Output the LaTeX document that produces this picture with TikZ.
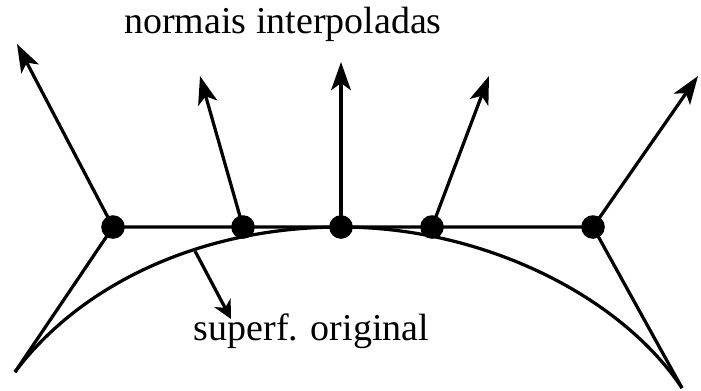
\documentclass[tikz,border=0pt]{standalone}
\usepackage{fontspec}
\setmainfont{Liberation Serif}
\usepackage{tikz}
\usetikzlibrary{arrows.meta}

\begin{document}
\begin{tikzpicture}[
      x=0.025cm, y=-0.025cm,
      >={Stealth[length=20pt, width=14pt, inset=5pt]},
      edge/.style={line width=2.3pt, line join=round},
      normal/.style={->, line width=2.3pt},
      hint/.style={-{Stealth[length=13pt, width=13pt, inset=4pt]}, line width=2.3pt},
      dot/.style={circle, fill=black, inner sep=0pt, minimum size=0.59cm},
      caption/.style={font=\fontsize{27}{31}\selectfont, anchor=base, inner sep=0pt}
    ]
    \useasboundingbox (0,0) rectangle (701,390);

    % points on the flat element
    \coordinate (p1) at (113,227);
    \coordinate (p2) at (243,227);
    \coordinate (p3) at (341,227);
    \coordinate (p4) at (432,227);
    \coordinate (p5) at (593,227);

    % tips of the normals
    \coordinate (n1) at (17,44);
    \coordinate (n2) at (200,76);
    \coordinate (n3) at (341,62);
    \coordinate (n4) at (489,76);
    \coordinate (n5) at (698,76);

    % ends of the original surface
    \coordinate (l) at (15,372);
    \coordinate (r) at (682,388);
    \coordinate (s) at (195,251);
    \coordinate (t) at (231,319);

    \draw[edge] (l) .. controls (80,285) and (200,227) .. (p3)
                    .. controls (482,227) and (620,295) .. (r);
    \draw[edge] (l) -- (p1) -- (p5) -- (r);

    \foreach \i in {1,...,5}
      \draw[normal] (p\i) -- (n\i);

    \foreach \i in {1,...,5}
      \node[dot] (d\i) at (p\i) {};

    \draw[hint] (s) -- (t);

    \node[caption] (top) at (283,33) {normais interpoladas};
    \node[caption] (bottom) at (311.5,340) {superf. original};
  \end{tikzpicture}
\end{document}
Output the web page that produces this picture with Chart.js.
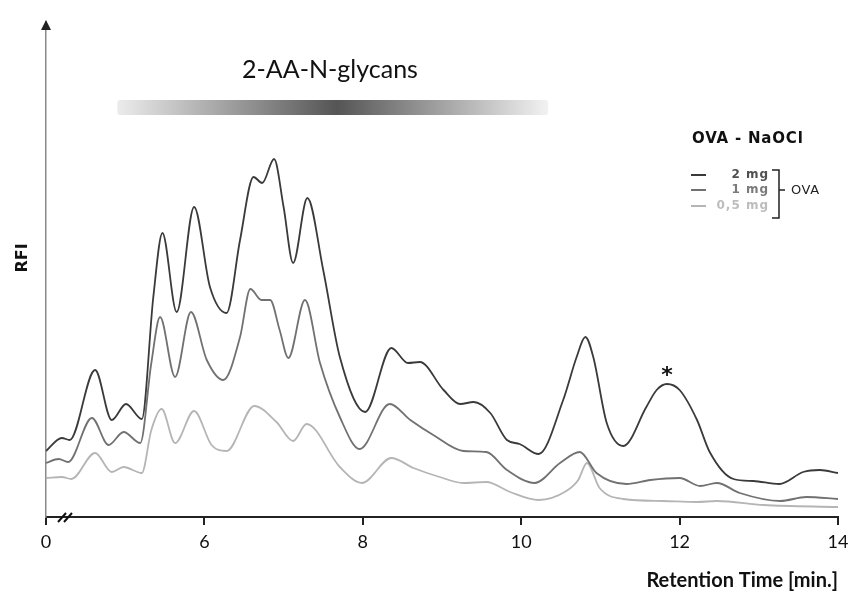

=======

» **WHAT YOU ARE ASKED TO DO**: Retype all the records shown above, character for character. Omit every picture.

» **EXPECTED ANSWER**:
Output the LaTeX document that produces this picture with TikZ.
\documentclass[tikz,border=0pt]{standalone}
\usepackage{fontspec}
\setmainfont{Liberation Serif}
\usepackage{tikz}
\usetikzlibrary{arrows.meta}

\begin{document}
\begin{tikzpicture}[
      x=0.025cm, y=-0.025cm,
      >={Stealth[length=20pt, width=14pt, inset=5pt]},
      edge/.style={line width=2.3pt, line join=round},
      normal/.style={->, line width=2.3pt},
      hint/.style={-{Stealth[length=13pt, width=13pt, inset=4pt]}, line width=2.3pt},
      dot/.style={circle, fill=black, inner sep=0pt, minimum size=0.59cm},
      caption/.style={font=\fontsize{27}{31}\selectfont, anchor=base, inner sep=0pt}
    ]
    \useasboundingbox (0,0) rectangle (701,390);

    % points on the flat element
    \coordinate (p1) at (113,227);
    \coordinate (p2) at (243,227);
    \coordinate (p3) at (341,227);
    \coordinate (p4) at (432,227);
    \coordinate (p5) at (593,227);

    % tips of the normals
    \coordinate (n1) at (17,44);
    \coordinate (n2) at (200,76);
    \coordinate (n3) at (341,62);
    \coordinate (n4) at (489,76);
    \coordinate (n5) at (698,76);

    % ends of the original surface
    \coordinate (l) at (15,372);
    \coordinate (r) at (682,388);
    \coordinate (s) at (195,251);
    \coordinate (t) at (231,319);

    \draw[edge] (l) .. controls (80,285) and (200,227) .. (p3)
                    .. controls (482,227) and (620,295) .. (r);
    \draw[edge] (l) -- (p1) -- (p5) -- (r);

    \foreach \i in {1,...,5}
      \draw[normal] (p\i) -- (n\i);

    \foreach \i in {1,...,5}
      \node[dot] (d\i) at (p\i) {};

    \draw[hint] (s) -- (t);

    \node[caption] (top) at (283,33) {normais interpoladas};
    \node[caption] (bottom) at (311.5,340) {superf. original};
  \end{tikzpicture}
\end{document}
Output the web page that produces this picture with Chart.js.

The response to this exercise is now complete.